You’ve probably enjoyed algorithmic pricing this month
- Rideshares: Uber’s up-front pricing is still often called “surge pricing” as a reference to its dynamic response to supply and demand factors. This prominent example has sometimes received an unfair portrayal in the media, but is the simplest way to match supply and demand in changing conditions. If you want to be able to hail a ride after a concert, Uber needs to incentivize more drivers to get on the road, and the price has to adjust. Everyone complains when the price is higher than usual, but this model works in riders’ favor when prices drop due to an excess supply of drivers.
- Flight searches: If you checked airfares on Tuesday and again on Friday, you saw prices move. Airlines’ dynamic fare classes reprice seats hundreds of times per day, making sure last‑minute business travelers, not leisure passengers, pay the highest fares. By matching prices for each seat closer to actual willingness-to-pay for each consumer, airlines’ algorithms make flying affordable for poorer consumers and maximize the filled seats on each flight.
If those experiences felt normal—or even welcome—you’ve already benefited from algorithmic pricing.
Dynamic pricing can lower prices for the least‑advantaged
The real promise of algorithms is that they remove the crude averages that once forced stores to pick a single price. For instance, public‑transit agencies now use means‑tested algorithms to offer half‑priced bus and rail fares to riders below 200 percent of the poverty line, funded by passengers with higher willingness-to-pay. San Francisco’s Clipper START card is just one of 17 U.S. programs doing this as of April 2025.
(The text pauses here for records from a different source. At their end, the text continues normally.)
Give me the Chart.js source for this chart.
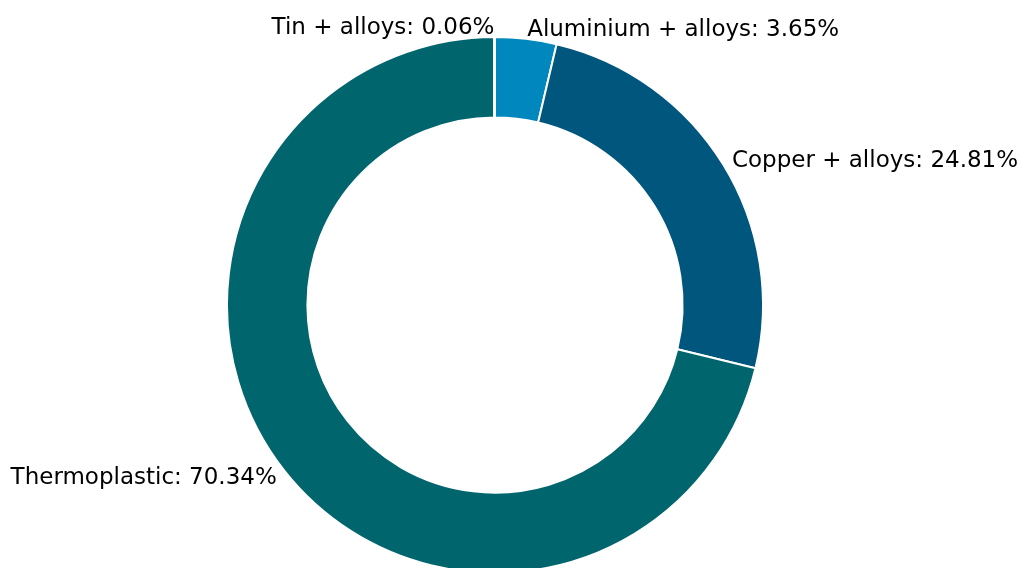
<!DOCTYPE html>
<html>
<head>
<meta charset="utf-8">
<script src="https://cdn.jsdelivr.net/npm/chart.js@4.4.1/dist/chart.umd.min.js"></script>
<style>
  html, body { margin: 0; padding: 0; background: #fff; overflow: hidden; }
  #wrap { position: relative; width: 1024px; height: 574px; }
</style>
</head>
<body>
<div id="wrap"><canvas id="chart"></canvas></div>
<script>
// Données (sens horaire depuis le haut)
const labels = ["Aluminium + alloys", "Copper + alloys", "Thermoplastic", "Tin + alloys"];
const valeurs = [3.65, 24.81, 70.34, 0.06];
const couleurs = ["#0087bd", "#00567d", "#00656c", "#00656c"];

// Étiquettes à l'extérieur de l'anneau, comme matplotlib
const etiquettes = {
  id: "etiquettes",
  afterDraw(chart) {
    const ctx = chart.ctx;
    const meta = chart.getDatasetMeta(0);
    ctx.save();
    ctx.font = "23px 'DejaVu Sans'";
    ctx.fillStyle = "#000";
    ctx.textBaseline = "middle";
    meta.data.forEach((arc, i) => {
      const p = arc.getProps(["x", "y", "startAngle", "endAngle", "outerRadius"], true);
      const milieu = (p.startAngle + p.endAngle) / 2;
      const dist = p.outerRadius + 10;
      const x = p.x + Math.cos(milieu) * dist;
      const y = p.y + Math.sin(milieu) * dist;
      ctx.textAlign = x >= p.x ? "left" : "right";
      ctx.fillText(labels[i] + ": " + valeurs[i].toFixed(2) + "%", x, y + 1);
    });
    ctx.restore();
  }
};

new Chart(document.getElementById("chart"), {
  type: "doughnut",
  data: {
    labels: labels,
    datasets: [{
      data: valeurs,
      backgroundColor: couleurs,
      borderColor: "#ffffff",
      borderWidth: 2,
    }],
  },
  options: {
    responsive: true,
    maintainAspectRatio: false,
    animation: false,
    cutout: "70%",
    layout: { padding: { top: 36, left: 226, right: 260, bottom: 0 } },
    plugins: {
      legend: { display: false },
      tooltip: { enabled: false },
    },
  },
  plugins: [etiquettes],
});
</script>
</body>
</html>
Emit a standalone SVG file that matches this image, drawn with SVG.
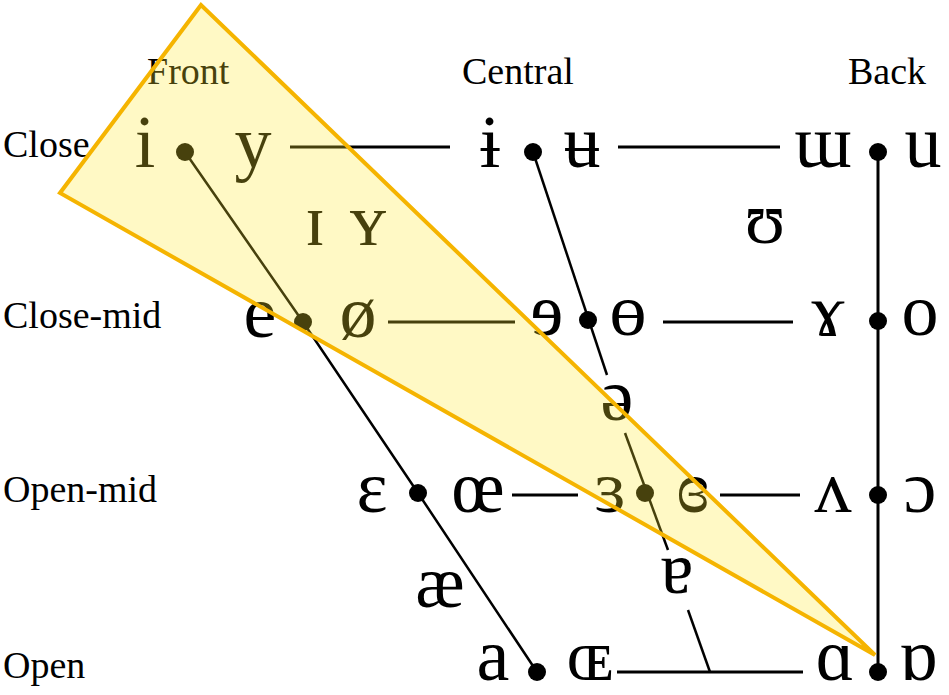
<svg xmlns="http://www.w3.org/2000/svg" width="949" height="695" viewBox="0 0 949 695">
<style>
.lbl{font-family:"Liberation Serif","DejaVu Serif",serif;font-size:38px;fill:#000}
.v{font-family:"Liberation Serif","DejaVu Serif",serif;font-size:74px;fill:#000;text-anchor:middle}
.ln{stroke:#000;stroke-width:3;fill:none}
.dl{stroke:#000;stroke-width:2.5;fill:none}
.dot{fill:#000}
.tri{fill:#ffe82e;fill-opacity:0.28;stroke:#f5b400;stroke-width:4;stroke-linejoin:miter}
</style>
<rect width="949" height="695" fill="#fff"/>
<g id="headers">
<text class="lbl" x="147" y="84">Front</text>
<text class="lbl" x="462" y="84">Central</text>
<text class="lbl" x="848" y="84">Back</text>
<text class="lbl" x="3" y="157">Close</text>
<text class="lbl" x="3" y="328">Close-mid</text>
<text class="lbl" x="3" y="502">Open-mid</text>
<text class="lbl" x="3" y="678">Open</text>
</g>
<g id="connectors">
<line class="ln" x1="290" y1="147" x2="450" y2="147"/>
<line class="ln" x1="618" y1="147" x2="780" y2="147"/>
<line class="ln" x1="388" y1="322" x2="515" y2="322"/>
<line class="ln" x1="663" y1="322" x2="793" y2="322"/>
<line class="ln" x1="512" y1="495" x2="578" y2="495"/>
<line class="ln" x1="720" y1="495" x2="800" y2="495"/>
<line class="ln" x1="617" y1="672" x2="803" y2="672"/>
<line class="ln" x1="878" y1="152" x2="878" y2="672"/>
<polyline class="dl" points="185,152 303,322 418,493 537,672"/>
<line class="dl" x1="533" y1="152" x2="607" y2="375"/>
<line class="dl" x1="625" y1="433" x2="668" y2="550"/>
<line class="dl" x1="688" y1="610" x2="710" y2="672"/>
</g>
<g id="dots">
<circle class="dot" cx="185" cy="152" r="9"/>
<circle class="dot" cx="533" cy="152" r="9"/>
<circle class="dot" cx="878" cy="152" r="9"/>
<circle class="dot" cx="303" cy="322" r="9"/>
<circle class="dot" cx="588" cy="320" r="9"/>
<circle class="dot" cx="878" cy="321" r="9"/>
<circle class="dot" cx="418" cy="493" r="9"/>
<circle class="dot" cx="645" cy="493" r="9"/>
<circle class="dot" cx="878" cy="495" r="9"/>
<circle class="dot" cx="537" cy="672" r="9"/>
<circle class="dot" cx="878" cy="672" r="9"/>
</g>
<g id="close">
<text class="v" x="145" y="167">i</text>
<text class="v" x="253" y="167">y</text>
<text class="v" x="490" y="167">ɨ</text>
<text class="v" x="582" y="167">ʉ</text>
<text class="v" x="823" y="167">ɯ</text>
<text class="v" x="923" y="167">u</text>
</g>
<g id="near-close">
<text class="v" x="315" y="245">ɪ</text>
<text class="v" x="368" y="245">ʏ</text>
<text class="v" x="765" y="243">ʊ</text>
</g>
<g id="close-mid">
<text class="v" x="260" y="337">e</text>
<text class="v" x="358" y="337">ø</text>
<text class="v" x="547" y="335">ɘ</text>
<text class="v" x="628" y="335">ɵ</text>
<text class="v" x="828" y="335">ɤ</text>
<text class="v" x="920" y="335">o</text>
</g>
<g id="mid">
<text class="v" x="617" y="420">ə</text>
</g>
<g id="open-mid">
<text class="v" x="372" y="512">ɛ</text>
<text class="v" x="478" y="512">œ</text>
<text class="v" x="610" y="512">ɜ</text>
<text class="v" x="693" y="512">ɞ</text>
<text class="v" x="833" y="512">ʌ</text>
<text class="v" x="920" y="512">ɔ</text>
</g>
<g id="near-open">
<text class="v" x="440" y="607">æ</text>
<text class="v" x="677" y="593">ɐ</text>
</g>
<g id="open">
<text class="v" x="493" y="680">a</text>
<text class="v" x="590" y="680">ɶ</text>
<text class="v" x="835" y="680">ɑ</text>
<text class="v" x="918" y="680">ɒ</text>
</g>
<g id="highlight">
<polygon class="tri" points="201,5 60,193 875,655"/>
</g>
</svg>
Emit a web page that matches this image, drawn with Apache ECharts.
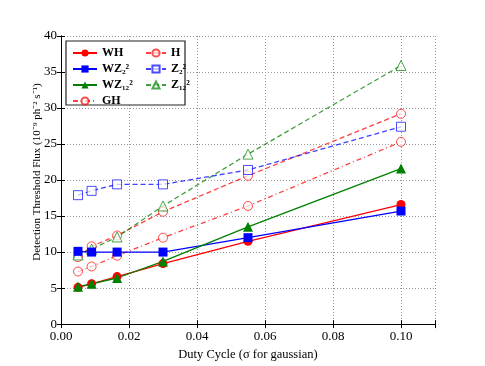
<!DOCTYPE html>
<html>
<head>
<meta charset="utf-8">
<script src="https://cdn.jsdelivr.net/npm/echarts@6/dist/echarts.min.js"></script>
<style>
  html, body { margin: 0; padding: 0; background: #fff; }
  #chart { width: 485px; height: 366px; }
</style>
</head>
<body>
<div id="chart"></div>
<script>
  // duty cycles (x)
  var dutyCycles = [0.005, 0.009, 0.0165, 0.03, 0.055, 0.1];
  // detection threshold values (y) for each test
  var wh = [5.1, 5.6, 6.6, 8.4, 11.5, 16.6];
  var wz2 = [10.1, 10.0, 10.0, 10.0, 12.0, 15.7];
  var wz12 = [5.2, 5.6, 6.4, 8.7, 13.5, 21.6];
  var gh = [7.3, 8.0, 9.5, 12.0, 16.4, 25.3];
  var h = [9.3, 10.8, 12.3, 15.6, 20.6, 29.2];
  var z2 = [17.9, 18.5, 19.4, 19.4, 21.4, 27.4];
  var z12 = [9.6, 10.4, 12.1, 16.4, 23.6, 35.9];
  var xTicks = [0.00, 0.02, 0.04, 0.06, 0.08, 0.10];
  var yTicks = [0, 5, 10, 15, 20, 25, 30, 35, 40];

  var font = 'Liberation Serif';
  var red = '#ff0000', blue = '#0000ff', green = '#008000';

  function pairs(vals) {
    return dutyCycles.map(function (x, i) { return [x, vals[i]]; });
  }

  function mk(name, vals, color, symbol, lineType, open) {
    return {
      name: name,
      type: 'line',
      data: pairs(vals),
      symbol: symbol,
      symbolSize: symbol === 'triangle' ? 10 : 9,
      showSymbol: true,
      color: color,
      itemStyle: open
        ? { color: '#fff', borderColor: color, borderWidth: 1, opacity: 0.7 }
        : { color: color, borderWidth: 0 },
      lineStyle: { color: color, width: 1.3, type: lineType, opacity: open ? 0.75 : 1 },
      emphasis: { disabled: true },
      animation: false,
      z: open ? 3 : 4
    };
  }

  var chart = echarts.init(document.getElementById('chart'));
  var option = {
    animation: false,
    textStyle: { fontFamily: font },
    grid: { left: 61, right: 50, top: 36, bottom: 39 },
    xAxis: [{
      type: 'value',
      min: 0, max: 0.11, interval: 0.02,
      name: 'Duty Cycle (σ for gaussian)',
      nameLocation: 'middle',
      nameGap: 21,
      nameTextStyle: { fontFamily: font, fontSize: 12.5, color: '#000' },
      axisLine: { lineStyle: { color: '#000', width: 1 } },
      axisTick: { inside: true, length: 4, lineStyle: { color: '#000' } },
      axisLabel: {
        fontFamily: font, fontSize: 13, color: '#000', margin: 6,
        formatter: function (v) { return xTicks.some(function (t) { return Math.abs(t - v) < 1e-9; }) ? v.toFixed(2) : ''; }
      },
      splitLine: { show: true, lineStyle: { color: '#999', type: [1, 2] } }
    }, {
      type: 'value', position: 'top',
      min: 0, max: 0.11, interval: 0.02,
      axisLine: { show: true, lineStyle: { color: '#000' } },
      axisTick: { inside: true, length: 4, lineStyle: { color: '#000' } },
      axisLabel: { show: false },
      splitLine: { show: false }
    }],
    yAxis: [{
      type: 'value',
      min: 0, max: 40, interval: 5,
      name: 'Detection Threshold Flux (10⁻⁹ ph⁻² s⁻¹)',
      nameLocation: 'middle',
      nameGap: 18,
      nameMoveOverlap: false,
      nameTextStyle: { fontFamily: font, fontSize: 11, color: '#000', padding: [0, 0, 0, 16] },
      axisLine: { show: true, lineStyle: { color: '#000', width: 1 } },
      axisTick: { inside: true, length: 4, lineStyle: { color: '#000' } },
      axisLabel: { fontFamily: font, fontSize: 13, color: '#000', margin: 4 },
      splitLine: { show: true, lineStyle: { color: '#999', type: [1, 2] } }
    }, {
      type: 'value', position: 'right',
      min: 0, max: 40, interval: 5,
      axisLine: { show: true, lineStyle: { color: '#000' } },
      axisTick: { show: true, inside: true, length: 4, lineStyle: { color: '#000' } },
      axisLabel: { show: false },
      splitLine: { show: false }
    }],
    legend: [{
      data: ['WH', 'WZ₂²', 'WZ₁₂²', 'GH'],
      orient: 'vertical',
      left: 67, top: 42,
      itemWidth: 24, itemHeight: 9, itemGap: 4,
      textStyle: { fontFamily: font, fontSize: 12, fontWeight: 'bold', color: '#000' },
      selectedMode: false,
      z: 10
    }, {
      data: ['H', 'Z₂²', 'Z₁₂²'],
      orient: 'vertical',
      left: 140, top: 42,
      itemWidth: 20, itemHeight: 9, itemGap: 4,
      textStyle: { fontFamily: font, fontSize: 12, fontWeight: 'bold', color: '#000' },
      selectedMode: false,
      z: 10
    }],
    graphic: [{
      type: 'rect',
      shape: { x: 66, y: 41, width: 119, height: 64 },
      style: { fill: '#fff', stroke: '#222', lineWidth: 1.2 },
      z: 1
    }],
    series: [
      mk('WH', wh, red, 'circle', 'solid', false),
      mk('WZ₂²', wz2, blue, 'rect', 'solid', false),
      mk('WZ₁₂²', wz12, green, 'triangle', 'solid', false),
      mk('GH', gh, red, 'circle', [5, 3, 1, 3], true),
      mk('H', h, red, 'circle', [5, 3], true),
      mk('Z₂²', z2, blue, 'rect', [5, 3], true),
      mk('Z₁₂²', z12, green, 'triangle', [5, 3], true)
    ]
  };
  chart.setOption(option);
</script>
</body>
</html>
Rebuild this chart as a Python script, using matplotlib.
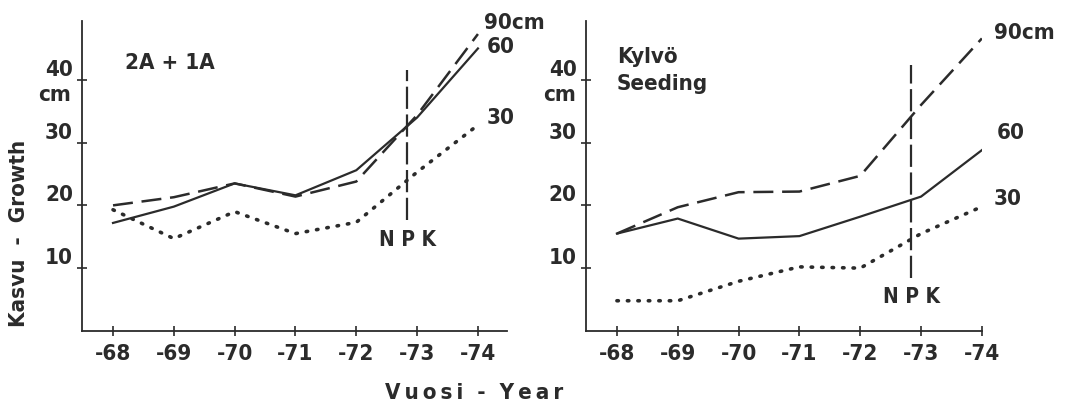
import matplotlib
matplotlib.use("Agg")
import matplotlib.pyplot as plt

plt.rcParams['font.family'] = ['DejaVu Sans']
plt.rcParams['font.stretch'] = 'condensed'
plt.rcParams['font.weight'] = 'bold'

# Data
years = [68, 69, 70, 71, 72, 73, 74]
year_labels = ["-68", "-69", "-70", "-71", "-72", "-73", "-74"]
y_ticks = [10, 20, 30, 40]

left_90 = [20.0, 21.3, 23.5, 21.4, 23.8, 34.4, 47.3]
left_60 = [17.2, 19.8, 23.5, 21.6, 25.6, 34.0, 45.0]
left_30 = [19.3, 14.7, 19.0, 15.5, 17.3, 25.3, 32.8]

right_90 = [15.5, 19.7, 22.1, 22.2, 24.7, 36.0, 46.6]
right_60 = [15.5, 17.9, 14.7, 15.1, 18.2, 21.4, 28.8]
right_30 = [4.8, 4.8, 7.9, 10.2, 10.0, 15.5, 19.8]

npk_year = 72.84
ink = "#2b2b2b"

fig = plt.figure(figsize=(10.79, 4.09), dpi=100)
ax1 = fig.add_axes([0.076, 0.191, 0.394, 0.758])
ax2 = fig.add_axes([0.543, 0.191, 0.367, 0.758])


def draw_panel(ax, s90, s60, s30, xmax, npk_range, npk_text_y):
    ax.plot(years, s90, color=ink, lw=1.8, dashes=(8, 3.5))
    ax.plot(years, s60, color=ink, lw=1.6)
    ax.plot(years, s30, color=ink, lw=2.6, linestyle=(0, (0.4, 2.5)),
            dash_capstyle='round')
    ax.plot([npk_year, npk_year], npk_range, color=ink, lw=1.6, dashes=(10, 2.5))
    ax.text(npk_year, npk_text_y, "N P K", ha='center', va='center',
            fontsize=15, color=ink)

    ax.set_xlim(67.49, xmax)
    ax.set_ylim(0, 49.4)
    ax.set_xticks(years)
    ax.set_xticklabels(year_labels)
    ax.set_yticks(y_ticks)
    ax.set_yticklabels([str(t) for t in y_ticks])
    for lab in ax.get_yticklabels():
        lab.set_verticalalignment('bottom')
    ax.tick_params(axis='both', direction='inout', length=7, width=1.2,
                   colors=ink, labelsize=16)
    ax.tick_params(axis='y', pad=3)
    ax.tick_params(axis='x', pad=6)
    for side in ['top', 'right']:
        ax.spines[side].set_visible(False)
    for side in ['left', 'bottom']:
        ax.spines[side].set_color(ink)
        ax.spines[side].set_linewidth(1.3)
    ax.text(-0.025, 37.6, "cm", transform=ax.get_yaxis_transform(),
            ha='right', va='center', fontsize=16, color=ink)


draw_panel(ax1, left_90, left_60, left_30, 74.48, [17.7, 41.6], 14.5)
draw_panel(ax2, right_90, right_60, right_30, 74.0, [8.4, 42.4], 5.4)

ax1.text(68.2, 42.7, "2A + 1A", fontsize=16, color=ink, va='center')
ax2.text(68.0, 41.5, "Kylvö\nSeeding", fontsize=16, color=ink, va='center',
         linespacing=1.4)

ax1.text(74.1, 49.0, "90cm", fontsize=16, color=ink, va='center')
ax1.text(74.15, 45.3, "60", fontsize=16, color=ink, va='center')
ax1.text(74.15, 34.0, "30", fontsize=16, color=ink, va='center')
ax2.text(74.2, 47.5, "90cm", fontsize=16, color=ink, va='center', clip_on=False)
ax2.text(74.25, 31.5, "60", fontsize=16, color=ink, va='center', clip_on=False)
ax2.text(74.2, 21.0, "30", fontsize=16, color=ink, va='center', clip_on=False)

fig.text(0.018, 1 - 233 / 409, "Kasvu  -  Growth", rotation=90, ha='center',
         va='center', fontsize=16, color=ink)
fig.text(474 / 1079, 1 - 393 / 409,
         "V\u2009u\u2009o\u2009s\u2009i  -  Y\u2009e\u2009a\u2009r",
         ha='center', va='center', fontsize=16, color=ink)

fig.savefig("out.png", dpi=100, facecolor='white')
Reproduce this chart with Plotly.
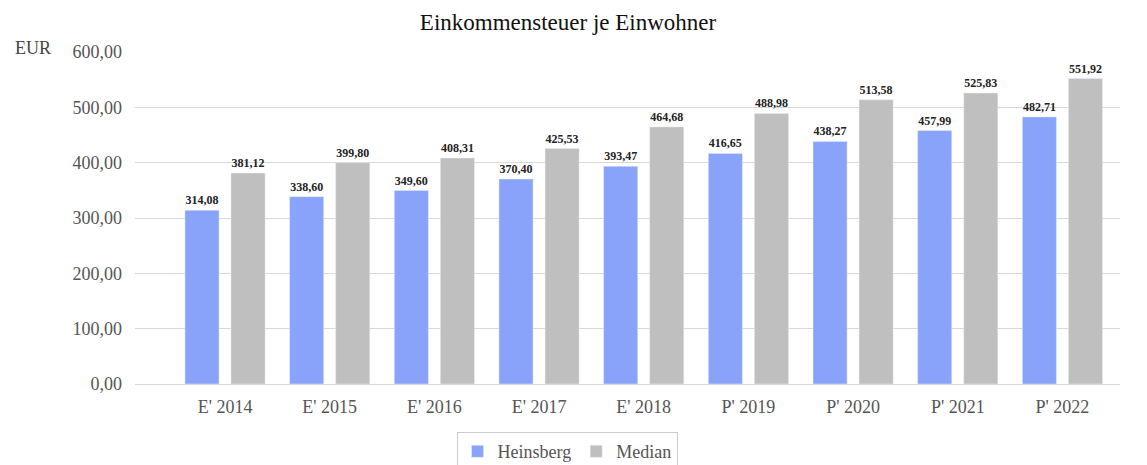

In digital markets the same logic applies. Just as ad‑supported video tiers and trial discounts expand access for households that would otherwise stay off the platform entirely, dynamic and personal pricing can allow products to be offered to large numbers of consumers who would not otherwise purchase the product at a “linear” price. A one‑price‑fits‑all rule is regressive: it forces low‑income consumers to subsidize the consumer surplus of wealthier ones by turning away poorer consumers unless they stretch their budgets.
Why charging different prices can raise consumer welfare
Standard economic theory shows that dynamic personal pricing generally increases social welfare so long as total output expands. More seats flown, more riders carried, and more shows streamed can translate into consumer surplus for groups that would otherwise be priced out of a market. A 2023 literature review finds welfare gains whenever personal pricing unlocks new consumption that a uniform monopoly price would have foreclosed.
Think of it this way: the marginal cost of an extra seat on a half‑empty flight is close to zero. Selling that seat for $89 to a price‑sensitive student who would never pay $289 is pure surplus for both sides. The airline only agrees to the deal because dynamic pricing lets it still charge the last‑minute business traveler $489. The student gains, and the business traveler was willing to pay to book last-minute.
Where we go from here
For policymakers, the key takeaway is not to ban dynamic pricing but to preserve choice. Restricting dynamic personal pricing would backfire: it raises the uniform linear price, hurting low‑income shoppers first who often must drop out of the market. Well‑designed algorithmic pricing empowers companies to expand output and cross‑subsidize access for those least able to pay. That is exactly what coupons and volume discounts achieved in the past—and what modern code can do at digital scale today.
In other words, the future of pricing looks a lot like its past—just faster and smarter.